• [SUPPLIED MATERIAL]:
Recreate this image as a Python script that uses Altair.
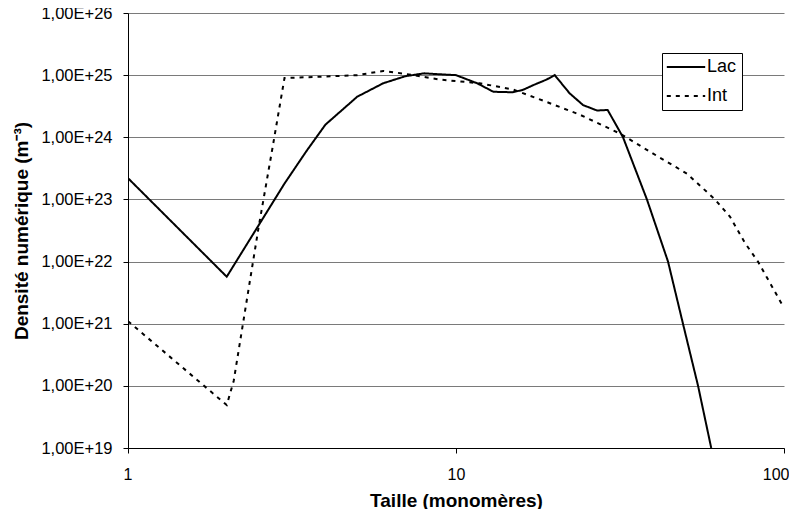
import altair as alt
import pandas as pd

# ---- data ----
series_names = ["Lac", "Int"]

lac_x = [1, 2, 3, 3.5, 4, 5, 6, 7, 8, 9, 10, 11.6, 13, 14.9, 16, 17.2, 18.9, 20,
         22.2, 24.4, 26.9, 29, 32.3, 38.2, 44.3, 49.2, 54.7, 60]
lac_y = [2.2e23, 5.7e21, 1.8e23, 6.0e23, 1.6e24, 4.5e24, 7.4e24, 9.6e24, 1.07e25,
         1.03e25, 1.0e25, 7.4e24, 5.4e24, 5.3e24, 5.8e24, 6.9e24, 8.5e24, 1.0e25,
         5.1e24, 3.3e24, 2.7e24, 2.75e24, 1.0e24, 1.0e23, 1.0e22, 1.0e21, 1.0e20, 1.0e19]

int_x = [1, 2, 2.1, 2.5, 2.75, 3, 4, 5, 6, 7, 8.9, 11.8, 14.9, 18.9, 23.9, 31.6,
         39.8, 50.6, 61.6, 68.4, 76, 83.3, 88.6, 100]
int_y = [1.1e21, 4.9e19, 1.2e20, 3.5e22, 6.2e23, 9.0e24, 9.5e24, 1.0e25, 1.17e25,
         1.05e25, 8.5e24, 7.4e24, 5.9e24, 3.7e24, 2.3e24, 1.15e24, 5.5e23, 2.6e23,
         1.0e23, 5.3e22, 2.0e22, 1.0e22, 5.6e21, 1.8e21]

x_ticks = [1, 10, 100]
y_ticks = [1e19, 1e20, 1e21, 1e22, 1e23, 1e24, 1e25, 1e26]

df = pd.concat([
    pd.DataFrame({"x": lac_x, "y": lac_y, "serie": series_names[0]}),
    pd.DataFrame({"x": int_x, "y": int_y, "serie": series_names[1]}),
], ignore_index=True)

FONT = "Liberation Sans"

chart = alt.Chart(df).mark_line(color="black", strokeWidth=2, clip=True).encode(
    x=alt.X("x:Q",
            scale=alt.Scale(type="log", domain=[1, 100]),
            axis=alt.Axis(values=x_ticks, format="d", grid=False,
                          title="Taille (monomères)", titleFont=FONT,
                          titleFontSize=19, titleFontWeight="bold",
                          titleColor="black", titlePadding=9,
                          labelFont=FONT, labelFontSize=16, labelColor="black",
                          labelPadding=13, tickSize=5, tickColor="black",
                          domainColor="black", labelFlush=True,
                          labelFlushOffset=5)),
    y=alt.Y("y:Q",
            scale=alt.Scale(type="log", domain=[1e19, 1e26]),
            axis=alt.Axis(values=y_ticks,
                          labelExpr="'1,00E+' + format(log(datum.value)/LN10, '.0f')",
                          grid=True, gridColor="#7a7a7a", gridWidth=1,
                          title="Densité numérique (m⁻³)", titleFont=FONT,
                          titleFontSize=19, titleFontWeight="bold",
                          titleColor="black", titlePadding=9,
                          labelFont=FONT, labelFontSize=16.5, labelColor="black",
                          labelPadding=11, tickSize=5, tickColor="black",
                          domainColor="black")),
    strokeDash=alt.StrokeDash(
        "serie:N",
        scale=alt.Scale(domain=series_names, range=[[1, 0], [4, 5]]),
        legend=alt.Legend(title=None, orient="none", legendX=534, legendY=40,
                          symbolType="M-2.4,0H2.4", symbolSize=256,
                          symbolOffset=10,
                          symbolStrokeWidth=2, symbolStrokeColor="black",
                          labelFont=FONT, labelFontSize=18, labelColor="black",
                          labelOffset=12, rowPadding=11, padding=5,
                          strokeColor="black", fillColor="white")),
).properties(
    width=656, height=435,
    autosize="none",
    padding={"left": 120, "top": 5, "right": 5, "bottom": 61},
).configure_view(stroke=None)

chart.save("out.html", embed_options={"renderer": "svg", "actions": False})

• [TASK TO COMPLETE]: Write out the material above once more, exactly as it reads, with no pictures.

• [WRITTEN SOLUTION]:
Recreate this image as a Python script that uses Altair.
import altair as alt
import pandas as pd

# ---- data ----
series_names = ["Lac", "Int"]

lac_x = [1, 2, 3, 3.5, 4, 5, 6, 7, 8, 9, 10, 11.6, 13, 14.9, 16, 17.2, 18.9, 20,
         22.2, 24.4, 26.9, 29, 32.3, 38.2, 44.3, 49.2, 54.7, 60]
lac_y = [2.2e23, 5.7e21, 1.8e23, 6.0e23, 1.6e24, 4.5e24, 7.4e24, 9.6e24, 1.07e25,
         1.03e25, 1.0e25, 7.4e24, 5.4e24, 5.3e24, 5.8e24, 6.9e24, 8.5e24, 1.0e25,
         5.1e24, 3.3e24, 2.7e24, 2.75e24, 1.0e24, 1.0e23, 1.0e22, 1.0e21, 1.0e20, 1.0e19]

int_x = [1, 2, 2.1, 2.5, 2.75, 3, 4, 5, 6, 7, 8.9, 11.8, 14.9, 18.9, 23.9, 31.6,
         39.8, 50.6, 61.6, 68.4, 76, 83.3, 88.6, 100]
int_y = [1.1e21, 4.9e19, 1.2e20, 3.5e22, 6.2e23, 9.0e24, 9.5e24, 1.0e25, 1.17e25,
         1.05e25, 8.5e24, 7.4e24, 5.9e24, 3.7e24, 2.3e24, 1.15e24, 5.5e23, 2.6e23,
         1.0e23, 5.3e22, 2.0e22, 1.0e22, 5.6e21, 1.8e21]

x_ticks = [1, 10, 100]
y_ticks = [1e19, 1e20, 1e21, 1e22, 1e23, 1e24, 1e25, 1e26]

df = pd.concat([
    pd.DataFrame({"x": lac_x, "y": lac_y, "serie": series_names[0]}),
    pd.DataFrame({"x": int_x, "y": int_y, "serie": series_names[1]}),
], ignore_index=True)

FONT = "Liberation Sans"

chart = alt.Chart(df).mark_line(color="black", strokeWidth=2, clip=True).encode(
    x=alt.X("x:Q",
            scale=alt.Scale(type="log", domain=[1, 100]),
            axis=alt.Axis(values=x_ticks, format="d", grid=False,
                          title="Taille (monomères)", titleFont=FONT,
                          titleFontSize=19, titleFontWeight="bold",
                          titleColor="black", titlePadding=9,
                          labelFont=FONT, labelFontSize=16, labelColor="black",
                          labelPadding=13, tickSize=5, tickColor="black",
                          domainColor="black", labelFlush=True,
                          labelFlushOffset=5)),
    y=alt.Y("y:Q",
            scale=alt.Scale(type="log", domain=[1e19, 1e26]),
            axis=alt.Axis(values=y_ticks,
                          labelExpr="'1,00E+' + format(log(datum.value)/LN10, '.0f')",
                          grid=True, gridColor="#7a7a7a", gridWidth=1,
                          title="Densité numérique (m⁻³)", titleFont=FONT,
                          titleFontSize=19, titleFontWeight="bold",
                          titleColor="black", titlePadding=9,
                          labelFont=FONT, labelFontSize=16.5, labelColor="black",
                          labelPadding=11, tickSize=5, tickColor="black",
                          domainColor="black")),
    strokeDash=alt.StrokeDash(
        "serie:N",
        scale=alt.Scale(domain=series_names, range=[[1, 0], [4, 5]]),
        legend=alt.Legend(title=None, orient="none", legendX=534, legendY=40,
                          symbolType="M-2.4,0H2.4", symbolSize=256,
                          symbolOffset=10,
                          symbolStrokeWidth=2, symbolStrokeColor="black",
                          labelFont=FONT, labelFontSize=18, labelColor="black",
                          labelOffset=12, rowPadding=11, padding=5,
                          strokeColor="black", fillColor="white")),
).properties(
    width=656, height=435,
    autosize="none",
    padding={"left": 120, "top": 5, "right": 5, "bottom": 61},
).configure_view(stroke=None)

chart.save("out.html", embed_options={"renderer": "svg", "actions": False})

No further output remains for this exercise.